Mudra stepped down as Arizona coach at the end of the season to accept the head coaching position at Western Illinois, and the Wildcats had to find a new coach for the 1969 season.

==Schedule==

| Date | Opponent | Rank | Site | Result | Attendance | Source |
| September 21 | at Iowa State* |  | Clyde Williams Field; Ames, IA; | W 21–12 | 20,908 |  |
| September 28 | at New Mexico |  | University Stadium; Albuquerque, NM (rivalry); | W 19–8 | 13,749 |  |
| October 5 | UTEP |  | Arizona Stadium; Tucson, AZ; | W 25–0 | 37,300 |  |
| October 19 | BYU |  | Arizona Stadium; Tucson, AZ; | W 19–3 | 37,650 |  |
| October 26 | at Indiana* |  | Seventeenth Street Stadium; Bloomington, IN; | L 13–16 | 44,847 |  |
| November 2 | Washington State* |  | Arizona Stadium; Tucson, AZ; | W 28–14 | 31,400 |  |
| November 9 | at Air Force* |  | Falcon Stadium; Colorado Springs, CO; | W 14–10 | 32,196 |  |
| November 16 | at Utah |  | Ute Stadium; Salt Lake City, UT; | W 16–15 | 16,544 |  |
| November 23 | No. 20 Wyoming |  | Arizona Stadium; Tucson, AZ; | W 14–7 | 40,500 |  |
| November 30 | No. 20 Arizona State | No. 19 | Arizona Stadium; Tucson, AZ (rivalry); | L 7–30 | 41,350 |  |
| December 28 | vs. Auburn* |  | Sun Bowl; El Paso, TX (Sun Bowl); | L 10–34 | 32,302 |  |
*Non-conference game; Rankings from AP Poll released prior to the game;

==Game summaries==
===Arizona State===

Prior to the matchup against Arizona State, Wildcat coach Mudra contacted the Sun Bowl committee about the possibility of having the winner of the Arizona–ASU game play in the bowl game. Wyoming, the eventual WAC winner, had won the conference in the previous two seasons, but lost to Arizona in their head-to-head matchup in 1968 and defeated ASU. As a result, Arizona had a slight better conference record that both Wyoming and ASU and Mudra issued an ultimatum to the Sun Bowl committee that Arizona would either be invited to play regardless of the result of the ASU game or not play a bowl at all. The committee chose the Wildcats to appear in the bowl, much to the anger of ASU and their fans.

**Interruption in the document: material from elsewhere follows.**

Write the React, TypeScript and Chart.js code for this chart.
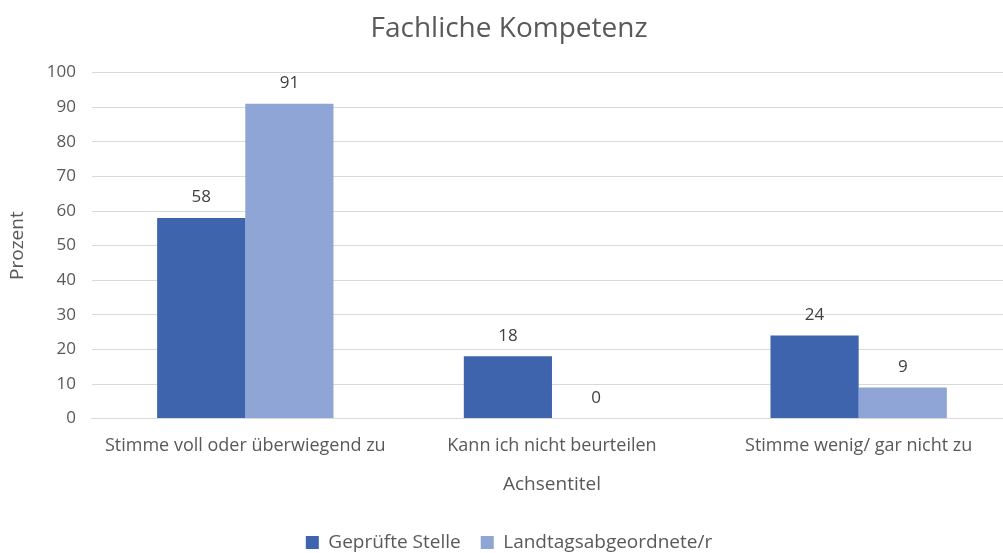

In the rivalry game itself, Arizona State shook off the controversy and defeated Arizona in a game that was known to fans as the “Ultimatum Bowl”. ASU was left out of a bowl game due to a lack of bowl games available at the time.

===Auburn (Sun Bowl)===

In their first bowl appearance since 1948, the Wildcats took on Auburn from the SEC. After a 10–10 tie at the half, the Tigers broke the game open in the second half on its way to a 34–10 victory.